JEARRARD'S HERBAL
17th January 2021
Daphne bholua 'Jacqueline Postill' .
With cold days and dark nights it is easy to cling to every glimmer of spring. There is something very heartening about announcing each chink in the armour of winter.
Perhaps this week is slightly different, the light has been brighter, days have been perceptibly longer. The temperatures have gone up and the garden has felt warm.
Granted, it is more due to the effect of fickle weather than real seasonal change but I sat out in the garden this morning with a cup of coffee. The sun was shining and the
daffodils were poking their heads up. It all felt very different to the cold weather a week ago.
I am sure that the chill will return, it is too early to start surfing on the surge tides of spring. In 2018 I was sure in the middle of February that the worst had passed,
and then we had the "Beast from the East" event so the feeling in the garden on a particular sunny day is not a reliable indicator of the season. However, for the first time
in a couple of months it was nice to sit in the garden and listen to the passing traffic as it drowned out the song of the seagulls overhead.
Daphne bholua 'Jacqueline Postill' joined in celebrating "probably not spring but who cares" yesterday. In an afternoon walk around the garden she had perfumed the surroundings,
the first time this year that I have noticed the scent. The perfume is tumbling onto a bed where I have planted a lot of spring bulbs. No sign of growth yet and I'm getting impatient.
It's a small but significant change in attitude.

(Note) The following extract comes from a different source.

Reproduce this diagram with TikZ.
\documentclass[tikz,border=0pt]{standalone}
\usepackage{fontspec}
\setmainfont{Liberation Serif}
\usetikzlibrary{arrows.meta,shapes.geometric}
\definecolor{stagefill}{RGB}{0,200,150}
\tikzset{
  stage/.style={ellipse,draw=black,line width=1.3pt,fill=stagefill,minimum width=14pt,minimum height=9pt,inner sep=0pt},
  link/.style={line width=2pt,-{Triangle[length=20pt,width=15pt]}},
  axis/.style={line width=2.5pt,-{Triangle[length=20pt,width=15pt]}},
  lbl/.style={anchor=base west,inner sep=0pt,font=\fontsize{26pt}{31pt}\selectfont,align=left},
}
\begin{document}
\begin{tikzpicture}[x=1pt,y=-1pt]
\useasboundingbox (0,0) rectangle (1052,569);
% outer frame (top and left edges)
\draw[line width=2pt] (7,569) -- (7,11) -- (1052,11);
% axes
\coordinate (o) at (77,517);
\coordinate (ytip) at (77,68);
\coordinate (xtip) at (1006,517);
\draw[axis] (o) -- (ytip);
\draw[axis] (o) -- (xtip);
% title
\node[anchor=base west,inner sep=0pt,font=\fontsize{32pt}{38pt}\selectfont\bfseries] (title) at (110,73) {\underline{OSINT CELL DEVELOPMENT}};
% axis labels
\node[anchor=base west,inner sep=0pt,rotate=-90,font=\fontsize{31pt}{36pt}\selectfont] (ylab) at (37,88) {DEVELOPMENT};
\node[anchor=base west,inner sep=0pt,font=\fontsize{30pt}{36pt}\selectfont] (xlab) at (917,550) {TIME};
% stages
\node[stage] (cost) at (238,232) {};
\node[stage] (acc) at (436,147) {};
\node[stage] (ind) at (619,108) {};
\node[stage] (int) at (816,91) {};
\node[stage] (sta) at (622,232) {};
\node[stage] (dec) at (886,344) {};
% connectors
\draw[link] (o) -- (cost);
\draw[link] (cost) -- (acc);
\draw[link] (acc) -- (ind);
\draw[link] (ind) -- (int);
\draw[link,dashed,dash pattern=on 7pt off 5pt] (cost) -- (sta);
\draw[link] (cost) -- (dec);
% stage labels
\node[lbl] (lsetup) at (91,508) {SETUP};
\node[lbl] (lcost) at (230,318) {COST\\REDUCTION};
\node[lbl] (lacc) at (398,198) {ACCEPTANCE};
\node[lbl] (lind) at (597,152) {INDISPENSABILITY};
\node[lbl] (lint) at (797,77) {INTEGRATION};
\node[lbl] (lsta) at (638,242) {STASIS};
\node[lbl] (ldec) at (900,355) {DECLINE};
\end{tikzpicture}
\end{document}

I was delighting in the glimpses of spring, now I am offended by the remains of winter. I try to cherish these precious weeks
of slowness in the garden, they are a very brief lull.
17th January 2021
Camellia 'Desire' .
In the autumn I walked around the garden looking at jobs that could be dropped until next year. Now I am walking around looking at all of the jobs that will have to be picked up again
before long. There is a bonfire to burn for example. Too wet to attempt it now, and full to the brim with the idea of hibernating hedgehogs. I doubt there are any actual hedgehogs under there,
I haven't seen one in the garden for years, but I enjoy the idea that they are hibernating under my bonfire pile. They won't be disturbed until the weather has warmed enough
to dry the pile and set them on their imaginary way.

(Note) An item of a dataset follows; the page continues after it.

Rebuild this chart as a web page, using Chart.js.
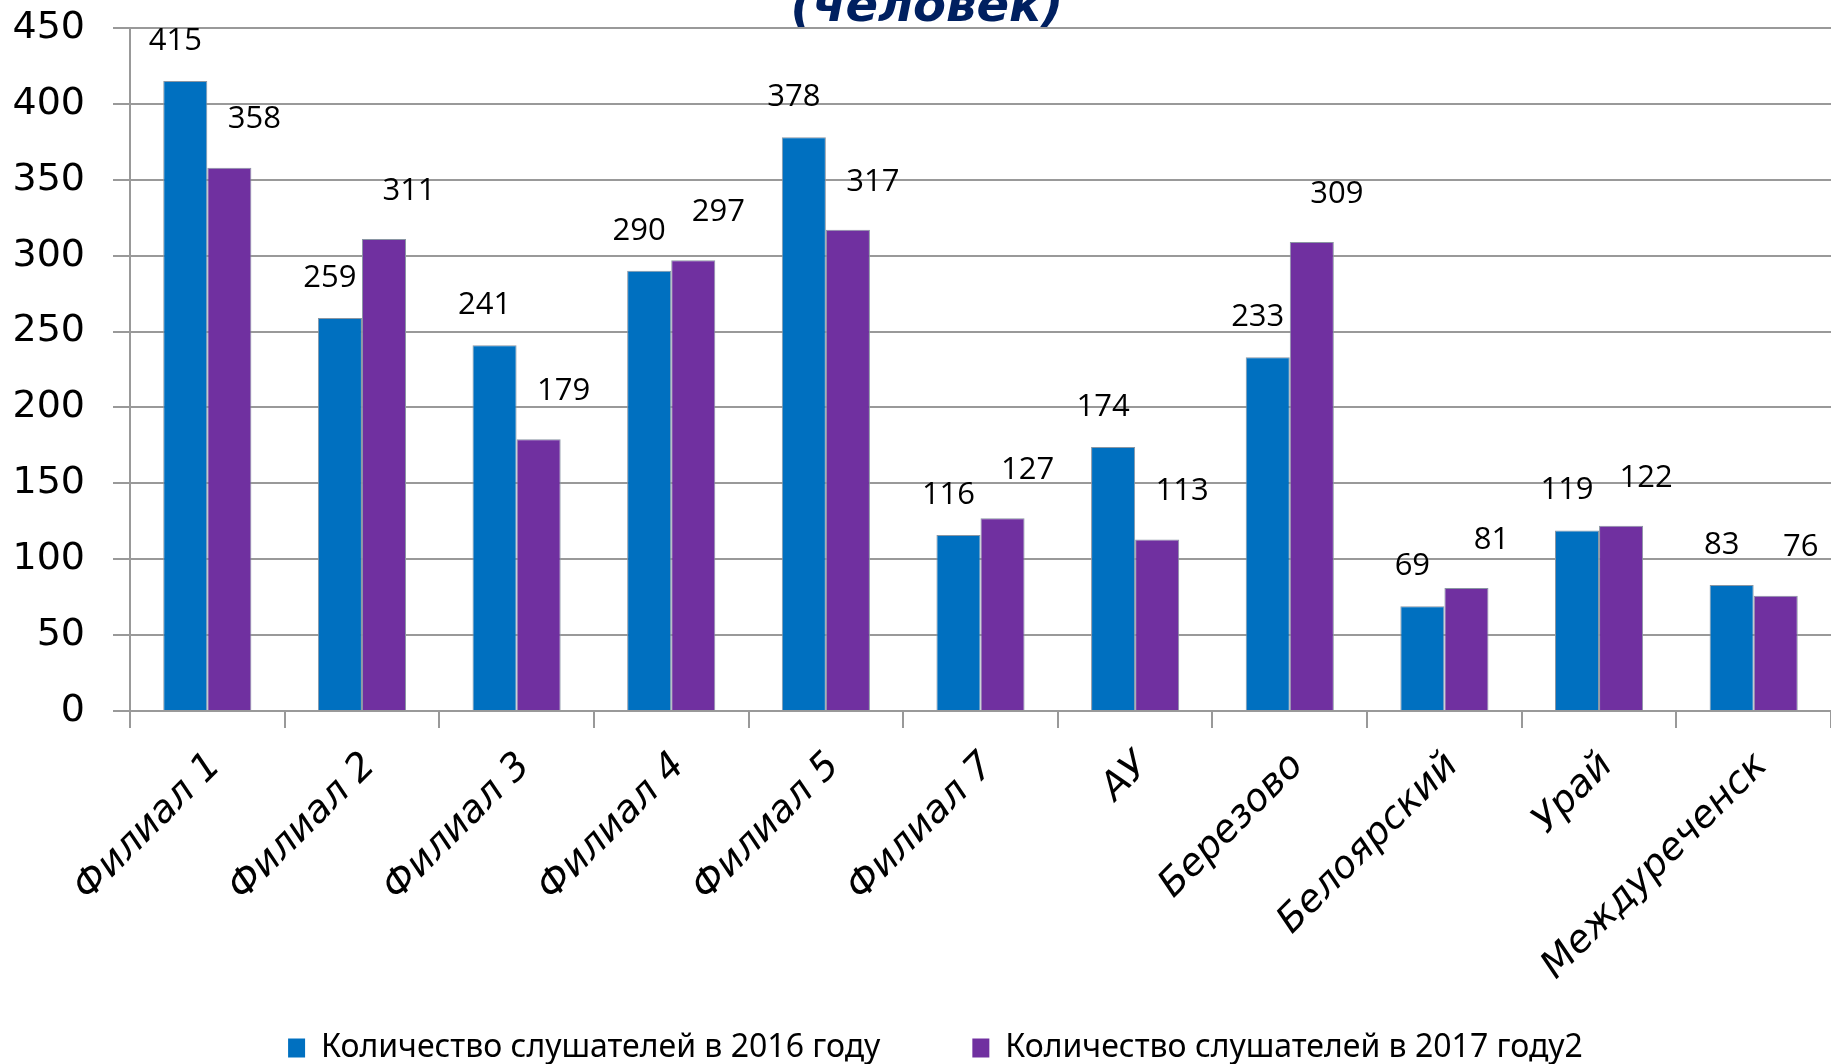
<!DOCTYPE html>
<html>
<head>
<meta charset="utf-8">
<script src="https://cdn.jsdelivr.net/npm/chart.js@4/dist/chart.umd.min.js"></script>
<style>
  html, body { margin: 0; padding: 0; background: #fff; }
  #wrap { width: 1831px; height: 1064px; position: relative; }
</style>
</head>
<body>
<div id="wrap"><canvas id="chart"></canvas></div>
<script>
// chart data
const categories = ['Филиал 1', 'Филиал 2', 'Филиал 3', 'Филиал 4', 'Филиал 5', 'Филиал 7', 'АУ', 'Березово', 'Белоярский', 'Урай', 'Междуреченск']
const listeners2016 = [415, 259, 241, 290, 378, 116, 174, 233, 69, 119, 83]
const listeners2017 = [358, 311, 179, 297, 317, 127, 113, 309, 81, 122, 76]
const seriesNames = ['Количество слушателей в 2016 году', 'Количество слушателей в 2017 году2']
const titleText = '(человек)'

// value labels above the bars, shifted per series like in the original
const valueLabels = {
	id: 'valueLabels',
	afterDatasetsDraw(chart) {
		const ctx = chart.ctx
		ctx.save()
		ctx.font = '31px "Open Sans"'
		ctx.fillStyle = '#000'
		ctx.textAlign = 'center'
		ctx.textBaseline = 'middle'
		chart.data.datasets.forEach((ds, di) => {
			const meta = chart.getDatasetMeta(di)
			const shift = ds.labelShift
			meta.data.forEach((bar, i) => {
				ctx.fillText(ds.data[i], bar.x + shift[0], bar.y + shift[1])
			})
		})
		ctx.restore()
	},
}

// title, partly cut off at the top edge
const topTitle = {
	id: 'topTitle',
	afterDraw(chart) {
		const ctx = chart.ctx
		ctx.save()
		ctx.font = 'italic bold 48px "DejaVu Sans"'
		ctx.fillStyle = '#002060'
		ctx.textAlign = 'center'
		ctx.textBaseline = 'alphabetic'
		ctx.fillText(titleText, 927, 21)
		ctx.restore()
	},
}

// the legend in the original sits a bit right of the centre
const legendShift = {
	id: 'legendShift',
	afterLayout(chart) {
		chart.legend.left += 40
	},
}

const ctx = document.getElementById('chart').getContext('2d')
new Chart(ctx, {
	type: 'bar',
	data: {
		labels: categories,
		datasets: [
			{
				label: seriesNames[0],
				data: listeners2016,
				backgroundColor: '#0070C0',
				labelShift: [-10, -40],
			},
			{
				label: seriesNames[1],
				data: listeners2017,
				backgroundColor: '#7030A0',
				labelShift: [25, -48],
			},
		],
	},
	options: {
		responsive: true,
		maintainAspectRatio: false,
		animation: false,
		layout: { padding: { top: 0, right: 0, left: 0, bottom: -10 } },
		datasets: {
			bar: {
				categoryPercentage: 0.57,
				barPercentage: 1.0,
				borderColor: '#8a96a3',
				borderWidth: 1,
			},
		},
		plugins: {
			title: { display: false },
			tooltip: { enabled: false },
			legend: {
				position: 'bottom',
				labels: {
					font: { family: 'Noto Sans', size: 32 },
					color: '#000',
					boxWidth: 17,
					boxHeight: 19,
					padding: 12,
					// wide gap between the two entries, as in the original
					generateLabels: (chart) => {
						const items = Chart.defaults.plugins.legend.labels.generateLabels(chart)
						items.forEach((item, i) => {
							item.lineWidth = 0
							if (i < items.length - 1) item.text += '\u2003\u2003\u2002'
						})
						return items
					},
				},
			},
		},
		scales: {
			x: {
				afterFit: (scale) => { scale.height = 309 },
				grid: {
					offset: true,
					drawOnChartArea: false,
					drawTicks: true,
					tickLength: 17,
					color: '#999',
					lineWidth: 2,
				},
				border: { color: '#999', width: 2 },
				ticks: {
					autoSkip: false,
					maxRotation: 45,
					minRotation: 45,
					padding: 16,
					labelOffset: 8,
					font: { family: 'DejaVu Sans', size: 38, style: 'italic' },
					color: '#000',
				},
			},
			y: {
				min: 0,
				max: 450,
				afterFit: (scale) => {
					scale.width = 130
					scale.paddingTop = 28
				},
				grid: {
					color: '#999',
					lineWidth: 2,
					tickLength: 17,
				},
				border: { color: '#999', width: 2 },
				ticks: {
					stepSize: 50,
					padding: 28,
					font: { family: 'DejaVu Sans', size: 38 },
					color: '#000',
				},
			},
		},
	},
	plugins: [valueLabels, topTitle, legendShift],
})
</script>
</body>
</html>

Camellia in the garden have been dithering, buds expanding slightly in the gaps between frost. The first flower on 'Desire' got as far as showing colour a fortnight ago but the outer petals were browned
one frosty night. It has continued to open this week but it is a sad, mangled thing. Fortunately a few other buds following behind it have opened and are looking good. It is one of the earliest
double forms to open here and the flowers have a precise regularity that is at odds with the rushed opportunism of the rest of the garden in the spring sunshine.
17th January 2021
Galanthus 'Ginn's Imperati' .
Snowdrops are moving forward with enthusiasm. For weeks they have been represented by a flower or two and the early thrill of noses as they appear above ground.
The fallen leaves of autumn lay stretched over the beds like cling-film. Now the cover is being broken, snowdrops spearing through decaying leaves.
Among the hellebores the first flowers of Galanthus nivalis 'Flore-Pleno' have appeared. The fat buds glisten white as soon as they break through the surface looking like scattered popcorn
among the hellebore stems. They are increasing well in the bed unlike the hellebores which are just about holding their own so the day could come when I think of it as a smowdrop bed
with added hellebores for interest rather than the reverse.
I have a long bed of the single G. nivalis under some sycamore trees, walking beside them yesterday I noticed the greyish flower stems standing up, ready to flower
in the next week or so. 'Ginns Imperati' has beaten them into flower. The name 'Imperati' was used by the Victorians to refer to the large flowered G. nivalis from Italy
and for a long time I assumed this was a relic from that era. In fact it is more recent, collected by Robert Gathorne-Hardy somewhere near Rome. It has formed a decent clump
and joined the earliest things in the garden to make a decent show.
17th January 2021
Helleborus x hybridus white double .
The hellebores are still a long way from reaching their peak. Over the last couple of weeks the shoots have been developing however flowers are still scarce.
This double flowered white seedling is a favourite, usually one of the earliest to make a show. It has taken advantage of a few days of warmer weather to open the first flowers.
The early blooms have a greenish cast but in a couple of weeks it will be a mass of pure white flowers. As they go over the greenish colour will return and the old flowers
will become inconspicuous among the developing leaves. It is strange to find that I have favourite plants in the bed, the idea was to have a dense carpet
of plants, an anonymous crowd of wonder. However, one or two plants stand out and make the rest look mediocre.
I have a lot more seedlings to plant but timing is crucial. They need to go in after the snowdrops have flowered but before there is much growth from annual weeds.
The timing defeated me last year and I stopped planting almost as soon as I had started because I was digging up too many bulbs. I may have to be bolder this time, the young
hellebores won't last another year in pots.
So next year the bed will be a turbulent froth of flowery beauty. I look forward to it, like the prospect of spring, with cheerful rather than reckless optimism.